Coroner to deliver Holcroft findings on 12 August

The NSW Deputy State Coroner,
Paul McMahon, will deliver his decision in the Mark Holcroft Inquest on Friday,
12 August 2011.

The Public Interest Advocacy
Centre represented Mr Holcroft’s family at the Inquest, which sat in Wagga
Wagga and Sydney.

Mark Holcroft (pictured, centre) was a
low-security inmate who suffered a heart attack while travelling in a prison
van from Bathurst to the Mannus Correctional Centre, near Tumbarumba.

Mr Holcroft reported to
Justice Health nurses that he had chest pains a week before he went on his
fatal journey from Bathurst to Mannus.

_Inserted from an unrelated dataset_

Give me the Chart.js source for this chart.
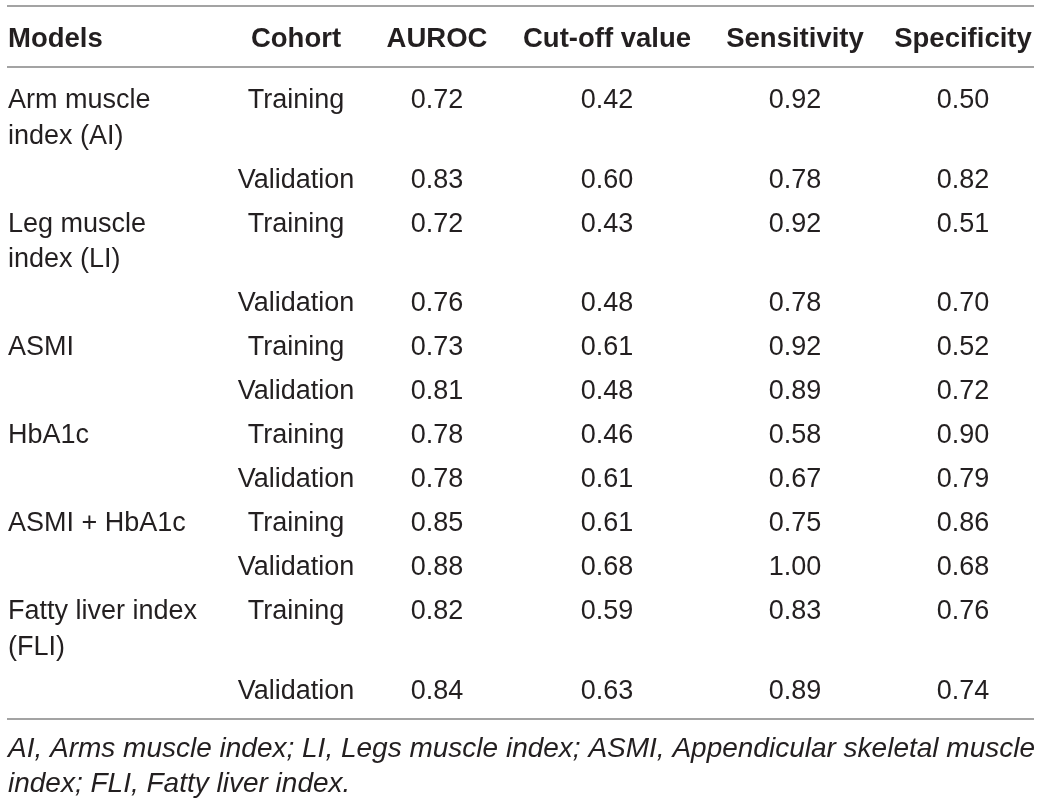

He was given tests, but a doctor
employed by Justice Health misread the results.

A former prisoner,
Andrew Bond, was one of several prisoners inside the van when Mr Holcroft
died.

Mr Bond told the
Inquest there was no way to communicate with the guards who were driving the
van, so inmates started to yell, wave at security cameras and rock the prisoner
compartment to alert them to the fact that Mr Holcroft was having a heart
attack.

One of the guards,
Clive Bateman, told the inquest he heard the noise but assumed the commotion
was because the inmates were getting bored.   

The Inquest highlighted several
issues:

  •  There was no
    two-way communication in the van so prisoners could not alert the drivers
    to emergencies
  •  There was only
    one observation camera working in each of the van’s compartments
  •  There was no
    alert button for prisoners in NSW prison transport
  •  The prisoners had
    no food, no water and no toilet stops on a journey that lasted over four hours.

Expert evidence given at the
Inquest indicated that Mr Holcroft’s death was preventable because, if the tests he was given before he travelled were properly interpreted, he should have been immediately hospitalised and
would have been treated successfully.

PIAC made submissions to the
Coroner requesting recommendations, including:

  • A mandatory
    duress button in all prison vehicles
  • An intercom
    system that allows two-way communication in prison vans
  • Mandatory water,
    food and toilet stops on long prison van journeys
  • All NSW
    Corrective Services policies and protocols about prisoner care to be open and
    accessible to the public.

Photo: The Holcroft
family, Christmas 2008 … Christopher
(left), Liane, Mark, Nerida and Peter. Photo courtesy of Christopher Holcroft.